Nathan Newman nathan at newman.org
Tue Aug 6 08:55:25 PDT 2002


----- Original Message ----- From: <billbartlett at dodo.com.au>

Nathan Newman wrote:
>There are plenty of good arguments for why
>the Democrats are not always great; the question is whether a third party
>strategy is viable under the present electoral system where no third party
>has been able to get a serious toehold since the Republicans emrged during
>the apocolypse leading up to the Civil War.

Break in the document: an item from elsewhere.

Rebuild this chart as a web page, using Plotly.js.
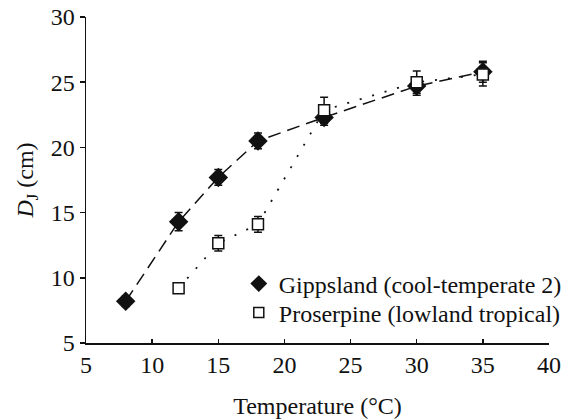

-Of course the US Democratic Party is partly responsible for that electoral system. - They could have attempted to change it to a preferential system that would -enable Green voters to give their second preference votes to the Democrat -candidate. Presumably their rationale for not doing so is to blackmail all left -wing voters into voting for them, or waste their vote. If you are right that -voters defecting from the Democrats to vote Green is what cost the Democrats -the election, then it has proven to be a failed strategy. Not the fault of the -Greens, who haven't achieved sufficient political influence to make such a change.

Yes-- moderate Democrats would rather see Republicans elected than lose the two-party dupoly. They actually like taking leftwing voters out of the pool since it forces Democrats to move even further right in order to defeat Republicans.

The issue is not "Democratic strategy"-- who gives a f--- about that. The question is progressive strategy in electing the best overall government we can for our issues.

If voting Green would improve the political system, I'd do it in a second. In fact, I have done so in the past, until it became clear that it was a failed and useless strategy, especially since the Greens have no strategy to make it useful. I'm a big fan of preferential voting and pushing through such changes is about the ony credible goal out there for the Greens. Although the result would still be largely the same -- the Greens still wouldn't be getting lots of election wins an in fact, moderate candidates (as opposed to the DLC institutionally) would love the change in the end, since they could run independent runs and do quite well.

Folks act as if running under some different label at the ballot box will suddenly change electoral dynamics of having to get 50% of the vote to win. The compromises are not with the "Democratic Party" -- that amorphorous network of 435 candidate-based parties in each individual district -- but with those who vote. Changing the electoral, mobilizing large numbers of new voters, and educating them on the issues is the key to political change, not farting around on changing the color of the party banner to green.

The NAACP mobilized orders of magnitude more new voters than the Greens in the last election. That is serious political change that is meaningful.